YOUR TASK — Pictures stay out. Extract the lines below from the first one through the line with "3.76, 3.84]", both included.

— Start of RECORDED DATA —

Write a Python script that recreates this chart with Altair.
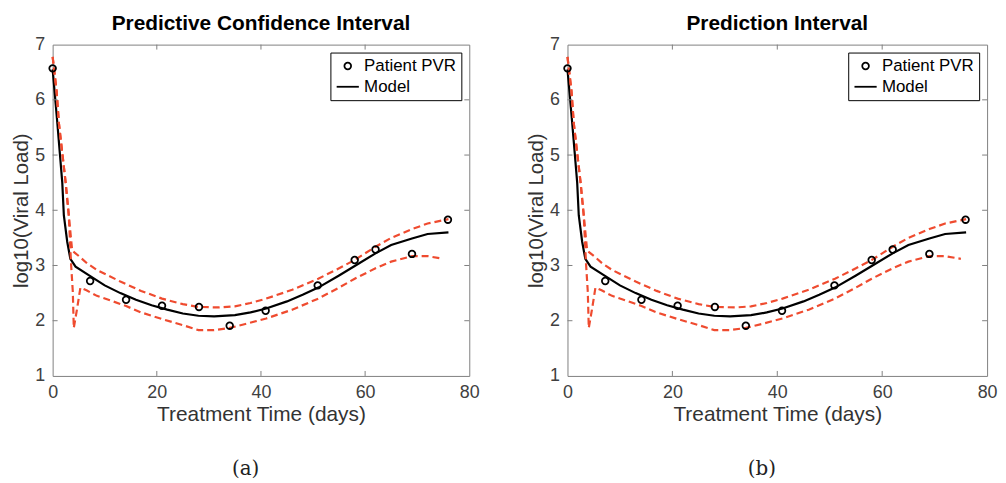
import altair as alt
import pandas as pd

# ---------------- data ----------------
legend_names = ["Patient PVR", "Model"]

pvr_day = [0, 7.2, 14.1, 21.0, 28.1, 34.0, 40.9, 50.9, 58.0, 62.0, 69.0, 75.9]
pvr_val = [6.57, 2.72, 2.38, 2.27, 2.25, 1.91, 2.18, 2.64, 3.10, 3.29, 3.21, 3.83]

model_day = [0, 0.9, 1.85, 2.15, 2.8, 3.4, 4.4, 7, 10, 13, 16, 19, 22, 25, 28, 31,
             35, 38, 41, 45, 48, 51, 55, 58, 62, 65, 69, 72, 76]
model_val = [6.55, 5.58, 4.5, 3.91, 3.43, 3.12, 2.98, 2.82, 2.64, 2.5, 2.38, 2.28, 2.2,
             2.13, 2.09, 2.08, 2.1, 2.15, 2.22, 2.35, 2.47, 2.6, 2.82, 2.99, 3.22, 3.37,
             3.49, 3.57, 3.6]

upper_day = [0, 0.75, 1.2, 1.85, 2.5, 3.1, 3.75, 5.3, 6.6, 8.5, 10.4, 13, 17, 21, 25,
             28, 32, 35, 38, 41, 46, 51, 55, 58, 62, 65, 69, 72, 76]
upper_val = [6.78, 6.17, 5.58, 5.04, 4.5, 3.91, 3.27, 3.15, 3.04, 2.92, 2.83, 2.71, 2.54,
             2.4, 2.3, 2.25, 2.24, 2.26, 2.32, 2.4, 2.56, 2.76, 2.95, 3.1, 3.34, 3.5, 3.66,
             3.76, 3.84]

lower_day = [0, 0.75, 1.2, 1.85, 2.5, 3.1, 3.55, 3.87, 4.06, 4.7, 5.33, 6.5, 8.5, 11, 14,
             17, 21, 25, 28, 31, 34, 37, 41, 46, 51, 55, 58, 62, 65, 69, 72, 75]
lower_val = [6.78, 6.17, 5.58, 5.04, 4.5, 3.91, 3.01, 2.53, 1.87, 2.22, 2.6, 2.55, 2.45,
             2.37, 2.27, 2.15, 2.03, 1.92, 1.83, 1.83, 1.87, 1.94, 2.04, 2.2, 2.4, 2.6,
             2.76, 2.95, 3.07, 3.17, 3.17, 3.12]

x_tick_vals = [0, 20, 40, 60, 80]
y_tick_vals = [1, 2, 3, 4, 5, 6, 7]
x_inner_ticks = [20, 40, 60]
y_inner_ticks = [2, 3, 4, 5, 6]

titles = ["Predictive Confidence Interval", "Prediction Interval"]
captions = ["(a)", "(b)"]

# ---------------- tables ----------------
pts_df = pd.DataFrame({"day": pvr_day, "val": pvr_val, "series": "Patient PVR"})
model_df = pd.DataFrame({"day": model_day, "val": model_val})
bounds_df = pd.concat([
    pd.DataFrame({"day": upper_day, "val": upper_val, "bound": "upper"}),
    pd.DataFrame({"day": lower_day, "val": lower_val, "bound": "lower"}),
])
xt_df = pd.DataFrame({"v": x_inner_ticks})
yt_df = pd.DataFrame({"v": y_inner_ticks})

FRAME = "#808080"
FONT = "Liberation Sans"
RED = "#ef4b2f"

xs = alt.Scale(domain=[0, 80], nice=False, zero=False)
ys = alt.Scale(domain=[1, 7], nice=False, zero=False)
xaxis = alt.Axis(title="Treatment Time (days)", values=x_tick_vals, labelFlush=False,
                 labelPadding=8, titlePadding=2, titleFontSize=21)
yaxis = alt.Axis(title="log10(Viral Load)", values=y_tick_vals, labelPadding=8,
                 titlePadding=3, titleFontSize=20.5)

leg = alt.Legend(title=None, orient="top-right", offset=8, strokeColor="black",
                 fillColor="white", padding=5, rowPadding=0, labelFontSize=17,
                 labelFont=FONT, labelColor="black", symbolStrokeColor="black",
                 symbolStrokeWidth=1.8, labelOffset=4, labelLimit=300)


def panel(i, width, height=334):
    model = alt.Chart(model_df).mark_line(color="black", strokeWidth=2.2).encode(
        x=alt.X("day:Q", scale=xs, axis=xaxis),
        y=alt.Y("val:Q", scale=ys, axis=yaxis),
    )
    bounds = alt.Chart(bounds_df).mark_line(color=RED, strokeWidth=2.2, strokeDash=[7, 4]).encode(
        x=alt.X("day:Q", scale=xs, axis=xaxis),
        y=alt.Y("val:Q", scale=ys, axis=yaxis),
        detail="bound:N",
    )
    pts = alt.Chart(pts_df).mark_point(filled=False, color="black", strokeWidth=1.8,
                                      opacity=1).encode(
        x=alt.X("day:Q", scale=xs, axis=xaxis),
        y=alt.Y("val:Q", scale=ys, axis=yaxis),
        shape=alt.Shape("series:N", scale=alt.Scale(domain=legend_names,
                                                    range=["circle", "stroke"]), legend=leg),
        size=alt.Size("series:N", scale=alt.Scale(domain=legend_names, range=[45, 500]),
                      legend=leg),
    )
    xt_bot = alt.Chart(xt_df).mark_rule(color=FRAME, strokeWidth=1).encode(
        x=alt.X("v:Q", scale=xs, axis=xaxis), y=alt.value(height), y2=alt.value(height - 5))
    xt_top = alt.Chart(xt_df).mark_rule(color=FRAME, strokeWidth=1).encode(
        x=alt.X("v:Q", scale=xs, axis=xaxis), y=alt.value(0), y2=alt.value(5))
    yt_left = alt.Chart(yt_df).mark_rule(color=FRAME, strokeWidth=1).encode(
        y=alt.Y("v:Q", scale=ys, axis=yaxis), x=alt.value(0), x2=alt.value(5))
    yt_right = alt.Chart(yt_df).mark_rule(color=FRAME, strokeWidth=1).encode(
        y=alt.Y("v:Q", scale=ys, axis=yaxis), x=alt.value(width - 5), x2=alt.value(width))

    layer = alt.layer(model, bounds, pts, xt_bot, xt_top, yt_left, yt_right).properties(
        width=width, height=height,
        title=alt.Title(titles[i], font=FONT, fontSize=21, fontWeight="bold",
                        color="black", offset=2, anchor="middle", frame="group"),
    )
    return alt.vconcat(layer, title=alt.Title(captions[i], orient="bottom",
                                              font="DejaVu Serif", fontSize=20,
                                              fontWeight="normal", color="#222222",
                                              offset=34, anchor="middle")
                       ).resolve_scale(shape="independent", size="independent"
                       ).resolve_legend(shape="independent", size="independent")


chart = alt.hconcat(panel(0, 420), panel(1, 423), spacing=46).resolve_scale(
    shape="independent", size="independent"
).resolve_legend(shape="independent", size="independent").properties(
    padding={"left": 3, "top": 2, "right": 0, "bottom": 0}
).configure_view(
    stroke=FRAME, strokeWidth=1
).configure_axis(
    grid=False, domain=False, ticks=False, tickSize=0,
    labelFont=FONT, labelFontSize=18, labelColor="#404040",
    titleFont=FONT, titleFontWeight="normal", titleColor="#333333",
)

chart.save("out.html", embed_options={"renderer": "svg", "actions": False})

— End of RECORDED DATA —

ANSWER TO THIS TASK —
Write a Python script that recreates this chart with Altair.
import altair as alt
import pandas as pd

# ---------------- data ----------------
legend_names = ["Patient PVR", "Model"]

pvr_day = [0, 7.2, 14.1, 21.0, 28.1, 34.0, 40.9, 50.9, 58.0, 62.0, 69.0, 75.9]
pvr_val = [6.57, 2.72, 2.38, 2.27, 2.25, 1.91, 2.18, 2.64, 3.10, 3.29, 3.21, 3.83]

model_day = [0, 0.9, 1.85, 2.15, 2.8, 3.4, 4.4, 7, 10, 13, 16, 19, 22, 25, 28, 31,
             35, 38, 41, 45, 48, 51, 55, 58, 62, 65, 69, 72, 76]
model_val = [6.55, 5.58, 4.5, 3.91, 3.43, 3.12, 2.98, 2.82, 2.64, 2.5, 2.38, 2.28, 2.2,
             2.13, 2.09, 2.08, 2.1, 2.15, 2.22, 2.35, 2.47, 2.6, 2.82, 2.99, 3.22, 3.37,
             3.49, 3.57, 3.6]

upper_day = [0, 0.75, 1.2, 1.85, 2.5, 3.1, 3.75, 5.3, 6.6, 8.5, 10.4, 13, 17, 21, 25,
             28, 32, 35, 38, 41, 46, 51, 55, 58, 62, 65, 69, 72, 76]
upper_val = [6.78, 6.17, 5.58, 5.04, 4.5, 3.91, 3.27, 3.15, 3.04, 2.92, 2.83, 2.71, 2.54,
             2.4, 2.3, 2.25, 2.24, 2.26, 2.32, 2.4, 2.56, 2.76, 2.95, 3.1, 3.34, 3.5, 3.66,
             3.76, 3.84]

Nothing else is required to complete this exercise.